Rather than simply moving to the countryside to retire, newcomers to rural areas are frequently launching new businesses, creating jobs and trading with existing firms, research by Dr Gary Bosworth suggests.

The post-war pattern of migration away from the UKs big cities towards rural towns and villages is well-documented. The trend, called 'counterurbanisation' by academics and policymakers, is often assumed to have negative consequences for rural communities. The presumption is that new arrivals are generally people of retirement age who force up house prices, place demands on public services and do not contribute significantly to the local economy.

However, Dr Bosworth's research indicates that inward migration from urban areas is in fact sparking a resurgence in the economies of rural areas. He coins the term 'commercial counterurbanisation' to describe the phenomenon where city folk drawn to the countryside by the rural idyll go on to launch their own business ventures, sometimes years after making the move.

Not only do these in-migrant entrepreneurs employ local people and trade with existing local businesses, they also retain networks of non-local contacts which can bring in more business from outside the region.

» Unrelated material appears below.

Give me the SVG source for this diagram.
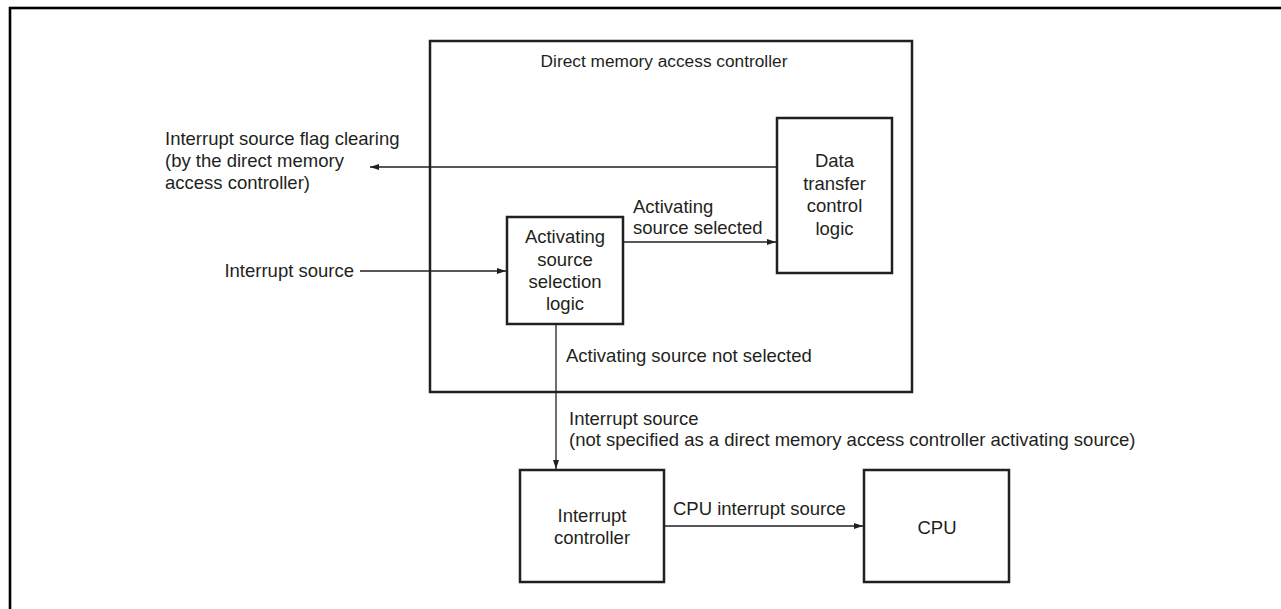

Dr Bosworth, a Research Fellow in the Lincoln Business School at the University of Lincoln, reanalysed existing data from a survey of more than 1,200 small businesses in the North East of England collected during an earlier study with the Centre for Rural Economy at Newcastle University. He then interviewed 40 rural business owners (16 of them run by local people and the other 24 run by in-migrants) to gain deeper insight into the origin and nature of rural enterprises.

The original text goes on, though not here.